I am grateful for the wild abandon with which I can take pictures now and grateful for my sweet Austin friends who gave me this wonderful camera. It did, however, get me thinking...which is what you are paying for on this amazing blog...you ARE paying, right? HA HA.

I don't want to return to the disposable camera days, but I do want to make sure that I slow down and treasure the moments I am capturing on film. My digital camera allows me to take pictures without really thinking, which is a delightful wrinkle in the fabric of technology. The danger comes, of course, when I move through some experience without thinking.

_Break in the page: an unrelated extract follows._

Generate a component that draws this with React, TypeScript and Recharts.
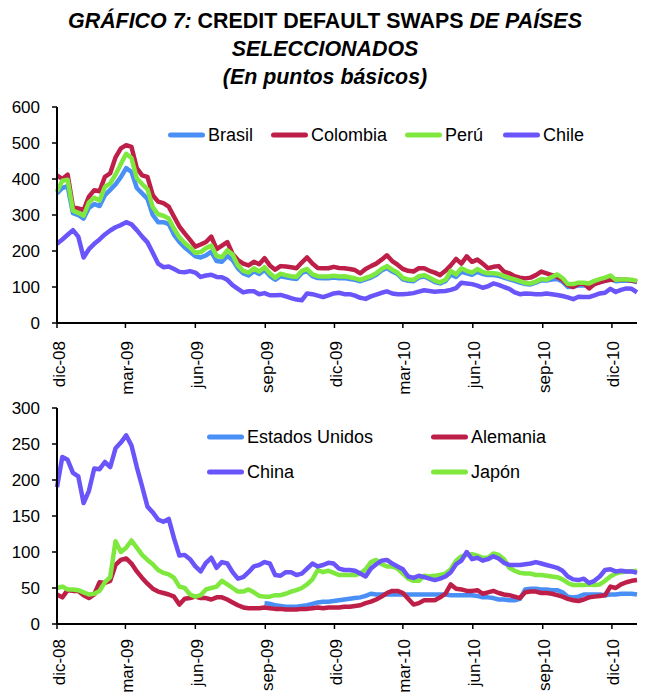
import React from 'react';
import { LineChart, Line, XAxis, YAxis } from 'recharts';

// one value per week, starting 1 Dec 2008
const DAY_TICKS = [0, 90, 182, 274, 365, 455, 547, 639, 730];
const TICK_LABELS = ['dic-08', 'mar-09', 'jun-09', 'sep-09', 'dic-09', 'mar-10', 'jun-10', 'sep-10', 'dic-10'];
const TOP_TICKS = [0, 100, 200, 300, 400, 500, 600];
const BOTTOM_TICKS = [0, 50, 100, 150, 200, 250, 300];

const BRASIL = [
  360, 375, 380, 305, 300, 290, 320, 330, 325, 355, 370, 385, 405, 430, 420, 375, 360, 345, 300, 280,
  280, 275, 245, 225, 210, 198, 185, 182, 188, 198, 172, 170, 186, 175, 152,
  138, 132, 144, 136, 148, 131, 120, 130, 127, 124, 122, 139, 144, 130, 125, 124, 124, 126, 124, 125,
  122, 120, 116, 121, 126, 134, 146, 153, 143, 136, 121, 117, 116, 126, 129, 122, 114, 110, 116, 135,
  128, 142, 138, 134, 142, 136, 133, 133, 131, 126, 121, 117, 112, 108, 107, 112, 119, 118, 121, 122,
  115, 100, 101, 104, 105, 104, 109, 114, 118, 122, 116, 117, 118, 117, 114,
];
const COLOMBIA = [
  410, 400, 412, 322, 318, 314, 351, 369, 366, 406, 416, 460, 485, 494, 489, 430, 410, 406, 355, 337,
  333, 323, 295, 268, 249, 231, 212, 218, 225, 240, 205, 215, 225, 192, 175,
  165, 160, 170, 163, 180, 160, 148, 158, 157, 155, 152, 168, 182, 165, 153, 152, 152, 156, 153, 152,
  150, 147, 138, 150, 158, 165, 176, 188, 172, 162, 150, 145, 143, 152, 152, 145, 140, 133, 145,
  160, 178, 165, 185, 170, 176, 165, 152, 156, 158, 143, 138, 130, 126, 124, 126, 133, 143, 138, 133,
  128, 120, 105, 100, 108, 110, 96, 108, 113, 117, 120, 121, 120, 120, 118, 115,
];
const PERU = [
  365, 395, 398, 312, 306, 298, 335, 348, 340, 378, 388, 412, 442, 470, 458, 402, 386, 372, 322, 302,
  298, 290, 262, 238, 222, 210, 195, 197, 208, 215, 186, 183, 202, 190, 160,
  145, 140, 152, 143, 155, 138, 126, 137, 133, 130, 128, 145, 150, 135, 130, 129, 129, 131, 129, 130,
  127, 124, 120, 125, 130, 138, 150, 158, 148, 140, 125, 121, 120, 130, 133, 126, 118, 113, 120,
  145, 135, 152, 145, 140, 150, 142, 138, 138, 136, 130, 125, 121, 116, 111, 110, 115, 122, 120, 128,
  135, 125, 108, 108, 112, 112, 110, 117, 122, 126, 132, 120, 121, 121, 120, 117,
];
const CHILE = [
  220, 232, 245, 258, 240, 182, 205, 220, 232, 246, 257, 266, 272, 280, 274, 258, 240, 224, 195, 165,
  155, 157, 150, 142, 141, 144, 140, 128, 132, 134, 128, 127, 120, 105, 95,
  85, 88, 88, 80, 83, 77, 77, 78, 74, 69, 65, 63, 82, 80, 76, 72, 77, 82, 84, 80,
  80, 76, 70, 67, 74, 79, 84, 88, 82, 80, 80, 81, 83, 87, 91, 89, 87, 88, 89,
  92, 97, 112, 110, 108, 104, 98, 102, 110, 106, 100, 95, 85, 80, 82, 81, 80, 80, 82, 80,
  78, 75, 71, 66, 73, 72, 72, 77, 82, 84, 95, 86, 92, 96, 95, 85,
];

// no quotes for the US before September 2009
const EEUU: (number | null)[] = [
  ...Array(39).fill(null),
  29, 28, 26, 25, 24, 24, 24, 25, 26, 28, 30, 31, 31, 32, 33, 34, 35, 36, 37, 39,
  42, 41, 41, 41, 41, 41, 41, 41, 41, 41, 41, 41, 41, 41, 41,
  40, 40, 40, 40, 40, 39, 37, 37, 36, 34, 34, 33, 33, 35, 48, 49, 49, 48, 48, 47,
  47, 44, 38, 37, 38, 41, 41, 41, 41, 40, 41, 41, 42, 42, 42, 41,
];
const ALEMANIA = [
  41, 37, 47, 46, 46, 40, 36, 41, 58, 57, 60, 82, 89, 91, 84, 73, 64, 56, 49, 45,
  43, 41, 38, 27, 35, 36, 38, 36, 36, 34, 37, 37, 34, 30, 26,
  23, 22, 22, 22, 23, 22, 21, 21, 20, 20, 20, 21, 21, 22, 23, 22, 23, 23, 23, 24,
  24, 25, 26, 29, 31, 34, 38, 43, 46, 46, 43, 35, 27, 29, 33, 33, 33, 37, 42,
  55, 49, 48, 46, 46, 47, 42, 44, 46, 43, 41, 40, 38, 36, 44, 45, 45, 43, 43, 42,
  40, 38, 35, 33, 32, 34, 37, 38, 39, 40, 52, 50, 55, 58, 60, 61,
];
const CHINA = [
  190, 232, 228, 210, 205, 168, 185, 216, 215, 225, 218, 244, 252, 262, 248, 218, 191, 163, 155, 145,
  142, 146, 119, 95, 96, 90, 80, 73, 85, 92, 78, 86, 84, 72, 63,
  65, 72, 80, 82, 86, 84, 68, 67, 72, 72, 68, 70, 77, 84, 80, 82, 85, 84, 77, 75,
  75, 74, 70, 66, 77, 83, 88, 89, 84, 80, 76, 66, 64, 67, 65, 63, 61, 63, 66,
  72, 83, 88, 100, 90, 92, 88, 90, 94, 91, 85, 82, 82, 82, 83, 84, 86, 84, 82, 80,
  78, 74, 66, 62, 61, 63, 57, 60, 66, 75, 76, 73, 74, 73, 73, 71,
];
const JAPON = [
  50, 52, 48, 48, 47, 44, 41, 42, 46, 58, 65, 115, 100, 106, 116, 106, 96, 89, 83, 75,
  71, 69, 64, 52, 50, 41, 38, 40, 48, 50, 52, 60, 55, 50, 45,
  45, 48, 44, 39, 38, 38, 40, 40, 42, 45, 47, 50, 55, 62, 75, 72, 74, 71, 68, 68,
  68, 68, 70, 76, 86, 89, 83, 80, 80, 77, 70, 63, 60, 60, 67, 66, 67, 68, 70,
  76, 88, 94, 96, 97, 95, 92, 92, 98, 96, 90, 78, 74, 71, 70, 70, 68, 68, 67, 66,
  65, 62, 57, 54, 54, 54, 55, 54, 55, 60, 66, 70, 72, 73, 73, 74,
];

const BLUE = '#4A8FF5';
const RED = '#BE1F48';
const GREEN = '#7EE83E';
const PURPLE = '#6A55FA';
const FONT = '"Liberation Sans", Arial, sans-serif';

const topData = BRASIL.map((v, i) => ({
  day: i * 7, brasil: v, colombia: COLOMBIA[i], peru: PERU[i], chile: CHILE[i],
}));
const bottomData = BRASIL.map((_, i) => ({
  day: i * 7, eeuu: EEUU[i], alemania: ALEMANIA[i], china: CHINA[i], japon: JAPON[i],
}));

const DateTick = ({ x, y, payload }: any) => {
  const label = TICK_LABELS[DAY_TICKS.indexOf(payload.value)];
  const cx = x + 2;
  return (
    <text x={cx} y={y} transform={`rotate(-90, ${cx}, ${y})`} textAnchor="end"
      dominantBaseline="central" fontSize={17} fontFamily={FONT} fill="#000">
      {label}
    </text>
  );
};

const LegendItem = ({ x, y, color, name }: any) => (
  <div style={{ position: 'absolute', left: x, top: y - 12, height: 24, display: 'flex', alignItems: 'center', whiteSpace: 'nowrap' }}>
    <svg width={37} height={8}>
      <line x1={2.5} y1={4} x2={34.5} y2={4} stroke={color} strokeWidth={5} strokeLinecap="round" />
    </svg>
    <span style={{ marginLeft: 3, fontSize: 18, fontFamily: FONT, color: '#000' }}>{name}</span>
  </div>
);

const axisProps = {
  stroke: '#000',
  tick: { fill: '#000', fontSize: 17, fontFamily: FONT },
  tickLine: { stroke: '#000', strokeWidth: 1.5 },
  axisLine: { stroke: '#000', strokeWidth: 2 },
  tickSize: 5,
};

const seriesProps = {
  type: 'linear' as const,
  dot: false,
  strokeWidth: 4.5,
  strokeLinejoin: 'round' as const,
  isAnimationActive: false,
};

const Panel = ({ data, ticks, max, height, top, labelGap, children }: any) => (
  <div style={{ position: 'absolute', left: 0, top }}>
    <LineChart width={647} height={height} data={data} margin={{ top: 8, right: 10, left: 0, bottom: 0 }}>
      <XAxis dataKey="day" type="number" domain={[0, 763]} ticks={DAY_TICKS} interval={0}
        height={height - 224} tickMargin={labelGap} tick={<DateTick />}
        stroke="#000" tickLine={axisProps.tickLine} axisLine={axisProps.axisLine} tickSize={5} />
      <YAxis type="number" domain={[0, max]} ticks={ticks} interval={0} width={57} tickMargin={12} {...axisProps} />
      {children}
    </LineChart>
  </div>
);

export default function App() {
  return (
    <div style={{ position: 'absolute', left: 0, top: 0, width: 647, height: 694, background: '#fff', overflow: 'hidden' }}>
      <svg width={647} height={95} style={{ position: 'absolute', left: 0, top: 0 }}>
        <text x={325} y={28} textAnchor="middle" fontSize={21.4} fontWeight="bold" fontFamily={FONT}>
          <tspan fontStyle="italic">GRÁFICO 7:</tspan>
          <tspan> CREDIT DEFAULT SWAPS </tspan>
          <tspan fontStyle="italic">DE PAÍSES</tspan>
        </text>
        <text x={325} y={56} textAnchor="middle" fontSize={21.4} fontWeight="bold" fontStyle="italic" fontFamily={FONT}>
          SELECCIONADOS
        </text>
        <text x={325} y={84} textAnchor="middle" fontSize={21.4} fontWeight="bold" fontStyle="italic" fontFamily={FONT}>
          (En puntos básicos)
        </text>
      </svg>

      <Panel data={topData} ticks={TOP_TICKS} max={600} height={299} top={99} labelGap={13}>
        <Line dataKey="brasil" stroke={BLUE} {...seriesProps} />
        <Line dataKey="colombia" stroke={RED} {...seriesProps} />
        <Line dataKey="peru" stroke={GREEN} {...seriesProps} />
        <Line dataKey="chile" stroke={PURPLE} {...seriesProps} />
      </Panel>

      <Panel data={bottomData} ticks={BOTTOM_TICKS} max={300} height={294} top={400} labelGap={10}>
        <Line dataKey="eeuu" stroke={BLUE} {...seriesProps} />
        <Line dataKey="alemania" stroke={RED} {...seriesProps} />
        <Line dataKey="japon" stroke={GREEN} {...seriesProps} />
        <Line dataKey="china" stroke={PURPLE} {...seriesProps} />
      </Panel>

      <LegendItem x={168} y={135} color={BLUE} name="Brasil" />
      <LegendItem x={271} y={135} color={RED} name="Colombia" />
      <LegendItem x={405} y={135} color={GREEN} name="Perú" />
      <LegendItem x={503} y={135} color={PURPLE} name="Chile" />

      <LegendItem x={207} y={437} color={BLUE} name="Estados Unidos" />
      <LegendItem x={431} y={437} color={RED} name="Alemania" />
      <LegendItem x={207} y={472} color={PURPLE} name="China" />
      <LegendItem x={431} y={472} color={GREEN} name="Japón" />
    </div>
  );
}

No need to marvel at that seagull, I can take a million pictures later. No need to stop and appreciate how darn cute my husband looks when he's wading into the freezing cold water in Galveston bay and doesn't know I'm looking off our balcony at him. This won't be the last chance I'll have to snap that photo I think to myself.

And on the one hand I'm really glad for that. Glad that if I take 50 pictures of seagulls I haven't "used up" the film in my camera causing me to miss a great shot later. But on the other hand...I can get pretty careless because I know there's an (almost) unlimited supply of film/space/whatchmacalit on my digital camera.

I don't want to be careless as I move through life. I want to soak up what I see and experience around me and still hold onto some bit of that feeling of "is this worth my last frame of film?" I realize a person could take this to extremes! Let's don't do that. I'm not saying that I want to be afraid all the time or miss what's right in front of me because I'm waiting for that one big picture.

I'm just saying that I waste a lot of "film", and I hope in this new year I can be more thankful and aware. More aware of my words, my time, more aware and thankful for love, more aware of my faith....striving not to take any experience for granted. Never putting a person in the category of, "I can just delete him/her later".

Digital cameras are so fun and provide for instant gratification! I love that. But I hope in this new year to retain a little of the "old school"... a little of the feeling that keeps me grateful and protective of each moment, because it really could be the last opportunity I have to capture it. Blessings to you and yours in 2011.